MANWEB PLAYING FIELDS:
THE UNANSWERED QUESTIONS

In our March 2016 Newsletter, we reported on 'A Way Forward' for the former Olive Mount Sports Ground in Thingwall Road. In November 2018 we gave more information: the lease of the land had been sold by its private Liverpool owners to an Isle of Man based company. Since that time, we have done our best to remind Liverpool City Council of their powers and responsibilities as freeholder of the site. However, despite three emails to the Council's newly-appointed Chief Executive, Tony Reeves, we have yet to receive any answers to our questions.

These are the points we have made:

1. Without a change in the terms of the lease, and without the benefit of planning permission for non-recreational development, the value of the land would be (at most) £40,000, which is the price paid for the lease by Chris Chetwood and Paul Pearce when they purchased it from Scottish Power in 2011.

2. With a change in the lease to allow 'non-sports-club' use, and the grant of planning permission for housing development, the value of the land would be in the region of £8 million.

3. In early 2016 a source within the City Council suggested that a 'deal' might be done, whereby the lessee, the Council and the local community would all benefit. Simply put, this would involve the Council granting planning permission for private housing development on 50 percent of the site (the whole of which is classified as Green Space in the UDP). The basis of the 'deal' seems to have been that, with the benefit of this permission, the land would be worth £4 million. Of this amount, £2 million would go to the Council (as freeholder - by way of payment for the freehold, or for amending the terms of the existing lease) and £2 million would go to the lessee/developer. The community would get the benefit of the remaining 50 percent of the land - which should, we argued in 2016, be the portion closest to the Thingwall Road boundary - as it would be retained by the Council (or handed over to a charitable trust) and designated as public open space.

4. Although we heard nothing more about this proposal, it would seem that the idea had been communicated by the Council both to the existing lessee and to a potential new lessee. As we discovered many months later, the lease was sold by Messrs Chetwood & Pearce, in February 2016, to C&PS Ltd (an Isle of Man company) for £1 million. In effect, the anticipated £2 million 'lessee's/developer's profit' was being split between them.
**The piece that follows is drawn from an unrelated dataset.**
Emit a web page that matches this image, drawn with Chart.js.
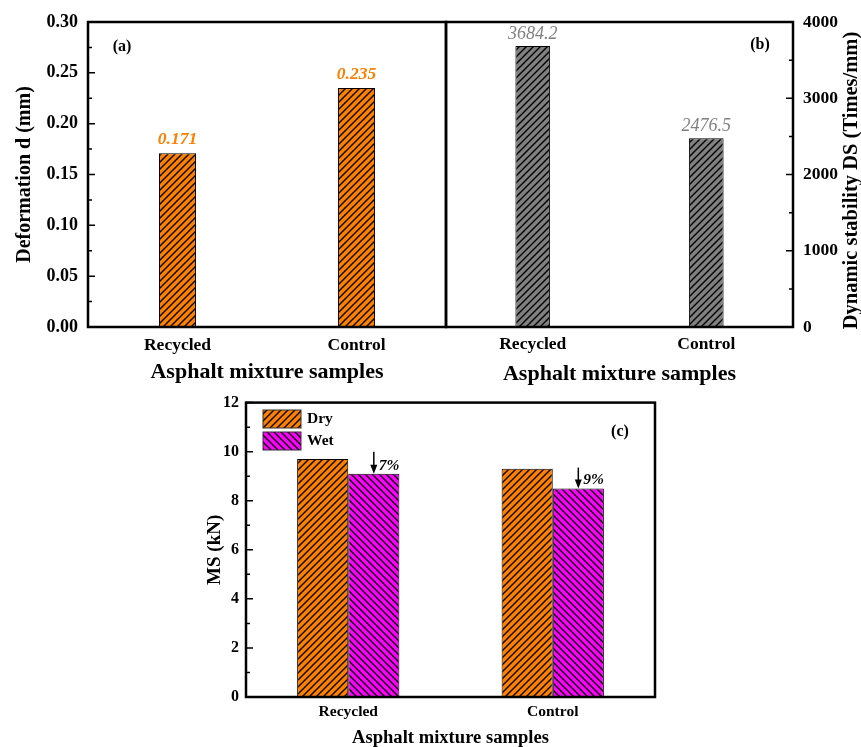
<!DOCTYPE html>
<html>
<head>
<meta charset="utf-8">
<script src="https://cdn.jsdelivr.net/npm/chart.js@4.4.1/dist/chart.umd.min.js"></script>
<style>
  html, body { margin: 0; padding: 0; background: #fff; overflow: hidden; width: 861px; height: 747px; }
  canvas { position: absolute; }
</style>
</head>
<body>
<canvas id="chartA" width="450" height="390" style="left:0;top:0"></canvas>
<canvas id="chartB" width="421" height="390" style="left:440px;top:0"></canvas>
<canvas id="chartC" width="470" height="366" style="left:200px;top:386px"></canvas>
<script>
// data
const samples = ['Recycled', 'Control'];
const deformation = [0.171, 0.235];      // (a) mm
const stability = [3684.2, 2476.5];      // (b) times/mm
const msDry = [9.7, 9.3];                // (c) kN
const msWet = [9.1, 8.5];
const dropLabels = ['7%', '9%'];
const arrowFrom = [10.0, 9.35];          // where the drop arrows start

const SERIF = "'Liberation Serif', 'Times New Roman', serif";
Chart.defaults.font.family = SERIF;
Chart.defaults.color = '#000';

function hatch(fill, dir, size) {
  const c = document.createElement('canvas');
  c.width = c.height = size;
  const g = c.getContext('2d');
  g.fillStyle = fill;
  g.fillRect(0, 0, size, size);
  g.strokeStyle = '#000';
  g.lineWidth = 1.4;
  g.beginPath();
  if (dir === '/') {
    g.moveTo(-1, size + 1); g.lineTo(size + 1, -1);
    g.moveTo(-1, 1); g.lineTo(1, -1);
    g.moveTo(size - 1, size + 1); g.lineTo(size + 1, size - 1);
  } else {
    g.moveTo(-1, -1); g.lineTo(size + 1, size + 1);
    g.moveTo(size - 1, -1); g.lineTo(size + 1, 1);
    g.moveTo(-1, size - 1); g.lineTo(1, size + 1);
  }
  g.stroke();
  return g.createPattern(c, 'repeat');
}

// box around the plot, inward ticks on the value axis, panel tag
const framePlugin = {
  id: 'frame',
  afterDatasetsDraw(chart, args, opts) {
    const { ctx, chartArea: a } = chart;
    const ys = chart.scales.y;
    ctx.save();
    ctx.strokeStyle = '#000';
    ctx.lineWidth = 2.5;
    ctx.strokeRect(a.left, a.top, a.right - a.left, a.bottom - a.top);
    ctx.lineWidth = 1.5;
    const x0 = opts.side === 'right' ? a.right : a.left;
    const dir = opts.side === 'right' ? -1 : 1;
    const ticks = ys.ticks;
    ctx.beginPath();
    ticks.forEach((t, i) => {
      const y = ys.getPixelForValue(t.value);
      ctx.moveTo(x0, y); ctx.lineTo(x0 + dir * 7, y);
      if (i < ticks.length - 1) {
        const ym = ys.getPixelForValue((t.value + ticks[i + 1].value) / 2);
        ctx.moveTo(x0, ym); ctx.lineTo(x0 + dir * 4, ym);
      }
    });
    ctx.stroke();
    ctx.font = 'bold 16px ' + SERIF;
    ctx.fillStyle = '#000';
    ctx.textAlign = 'center';
    ctx.textBaseline = 'middle';
    ctx.fillText(opts.tag, opts.tagX, opts.tagY);
    if (opts.rightTitle) {
      ctx.translate(chart.width - 9, (a.top + a.bottom) / 2 + 6);
      ctx.rotate(-Math.PI / 2);
      ctx.font = 'bold 20.5px ' + SERIF;
      ctx.fillText(opts.rightTitle, 0, 0);
    }
    ctx.restore();
  }
};

const valueLabels = {
  id: 'valueLabels',
  afterDatasetsDraw(chart, args, opts) {
    const { ctx } = chart;
    const ds = chart.data.datasets[0];
    ctx.save();
    ctx.font = opts.font;
    ctx.fillStyle = opts.color;
    ctx.textAlign = 'center';
    ctx.textBaseline = 'middle';
    chart.getDatasetMeta(0).data.forEach((bar, i) => {
      ctx.fillText(ds.data[i].toFixed(opts.digits), bar.x, bar.y - opts.gap);
    });
    ctx.restore();
  }
};

const dropArrows = {
  id: 'dropArrows',
  afterDatasetsDraw(chart) {
    const { ctx } = chart;
    const ys = chart.scales.y;
    ctx.save();
    ctx.strokeStyle = '#000';
    ctx.fillStyle = '#000';
    ctx.lineWidth = 1.5;
    chart.getDatasetMeta(1).data.forEach((bar, i) => {
      const x = bar.x;
      const y0 = ys.getPixelForValue(arrowFrom[i]);
      const y1 = bar.y;
      ctx.beginPath();
      ctx.moveTo(x, y0); ctx.lineTo(x, y1 - 6);
      ctx.stroke();
      ctx.beginPath();
      ctx.moveTo(x - 3.5, y1 - 9); ctx.lineTo(x + 3.5, y1 - 9); ctx.lineTo(x, y1);
      ctx.closePath();
      ctx.fill();
      ctx.font = 'italic bold 15.5px ' + SERIF;
      ctx.textAlign = 'left';
      ctx.textBaseline = 'middle';
      ctx.fillText(dropLabels[i], x + 5, y1 - 8);
    });
    ctx.restore();
  }
};

const manualLegend = {
  id: 'manualLegend',
  afterDatasetsDraw(chart) {
    const { ctx } = chart;
    ctx.save();
    chart.data.datasets.forEach((ds, i) => {
      const x = 63, y = 24 + i * 22;
      ctx.fillStyle = ds.backgroundColor;
      ctx.fillRect(x, y, 38, 18);
      ctx.strokeStyle = '#333';
      ctx.lineWidth = 1;
      ctx.strokeRect(x, y, 38, 18);
      ctx.fillStyle = '#000';
      ctx.font = 'bold 15.5px ' + SERIF;
      ctx.textAlign = 'left';
      ctx.textBaseline = 'middle';
      ctx.fillText(ds.label, x + 44, y + 9);
    });
    ctx.restore();
  }
};

function xAxis(height, tickFont, tickPad, titleFont, titlePad) {
  return {
    grid: { display: false, drawTicks: false },
    border: { display: false },
    ticks: { font: { size: tickFont, weight: 'bold' }, padding: tickPad },
    title: { display: true, text: 'Asphalt mixture samples', font: { size: titleFont, weight: 'bold' }, padding: { top: 0, bottom: titlePad } },
    afterFit: (s) => { s.height = height; }
  };
}

// (a) deformation
new Chart('chartA', {
  type: 'bar',
  data: {
    labels: samples,
    datasets: [{
      data: deformation,
      backgroundColor: hatch('#FF8000', '/', 7),
      borderColor: '#000',
      borderWidth: 1,
      barPercentage: 0.207,
      categoryPercentage: 1
    }]
  },
  options: {
    responsive: false,
    animation: false,
    events: [],
    layout: { padding: { top: 22, right: 4, left: 0, bottom: 0 } },
    plugins: {
      legend: { display: false },
      tooltip: { enabled: false },
      frame: { side: 'left', tag: '(a)', tagX: 122, tagY: 47 },
      valueLabels: { font: 'italic bold 17.5px ' + SERIF, color: '#FF8000', digits: 3, gap: 14 }
    },
    scales: {
      x: xAxis(63, 17.5, 8, 22, 4),
      y: {
        min: 0, max: 0.30,
        grid: { display: false, drawTicks: false },
        border: { display: false },
        ticks: { stepSize: 0.05, font: { size: 18, weight: 'bold' }, padding: 10, callback: (v) => v.toFixed(2) },
        title: { display: true, text: 'Deformation d (mm)', font: { size: 20, weight: 'bold' }, padding: { top: 13, bottom: 0 } },
        afterFit: (s) => { s.width = 88; }
      }
    }
  },
  plugins: [framePlugin, valueLabels]
});

// (b) dynamic stability
new Chart('chartB', {
  type: 'bar',
  data: {
    labels: samples,
    datasets: [{
      data: stability,
      backgroundColor: hatch('#808080', '/', 7),
      borderColor: '#000',
      borderWidth: 1,
      barPercentage: 0.2,
      categoryPercentage: 1
    }]
  },
  options: {
    responsive: false,
    animation: false,
    events: [],
    layout: { padding: { top: 22, right: 0, left: 6, bottom: 0 } },
    plugins: {
      legend: { display: false },
      tooltip: { enabled: false },
      frame: { side: 'right', tag: '(b)', tagX: 320, tagY: 45, rightTitle: 'Dynamic stability DS (Times/mm)' },
      valueLabels: { font: 'italic 18px ' + SERIF, color: '#808080', digits: 1, gap: 12 }
    },
    scales: {
      x: xAxis(63, 17.5, 7, 22, 2),
      y: {
        position: 'right',
        min: 0, max: 4000,
        grid: { display: false, drawTicks: false },
        border: { display: false },
        ticks: { stepSize: 1000, font: { size: 17.5, weight: 'bold' }, padding: 10, callback: (v) => String(v) },
        afterFit: (s) => { s.width = 68; }
      }
    }
  },
  plugins: [framePlugin, valueLabels]
});

// (c) Marshall stability, dry vs wet
new Chart('chartC', {
  type: 'bar',
  data: {
    labels: samples,
    datasets: [
      { label: 'Dry', data: msDry, backgroundColor: hatch('#FF8000', '/', 7), borderColor: '#000', borderWidth: 1 },
      { label: 'Wet', data: msWet, backgroundColor: hatch('#FF00FF', '\\', 7), borderColor: '#000', borderWidth: 1 }
    ]
  },
  options: {
    responsive: false,
    animation: false,
    events: [],
    datasets: { bar: { barPercentage: 1, categoryPercentage: 0.5 } },
    layout: { padding: { top: 8, right: 15, left: 0, bottom: 0 } },
    plugins: {
      legend: { display: false },
      tooltip: { enabled: false },
      frame: { side: 'left', tag: '(c)', tagX: 420, tagY: 46 }
    },
    scales: {
      x: xAxis(55, 15.5, 6, 18.6, 2.5),
      y: {
        min: 0, max: 12,
        grid: { display: false, drawTicks: false },
        border: { display: false },
        ticks: { stepSize: 2, font: { size: 16, weight: 'bold' }, padding: 7 },
        title: { display: true, text: 'MS (kN)', font: { size: 19, weight: 'bold' }, padding: { top: 3.6, bottom: 0 } },
        afterFit: (s) => { s.width = 46; }
      }
    }
  },
  plugins: [framePlugin, dropArrows, manualLegend]
});
</script>
</body>
</html>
5. We understand that the Company Director of C&PS Ltd was Mr Charles Francis Smith, who was well-known to the City Council (having formerly been a businessman in Liverpool) and who also had contacts with local developers. Sadly the next stage in the process failed to materialise, because Mr Smith died in January 2017.

We have asked Mr Reeves to confirm whether this summary of the situation bears any relation to the City Council's understanding of what has happened, and could happen in the future. All we have had, so far, is three brief emails, the latest of which, dated 30th October 2020, said simply: "really sorry that no-one has come back to you on this. I will chase this up".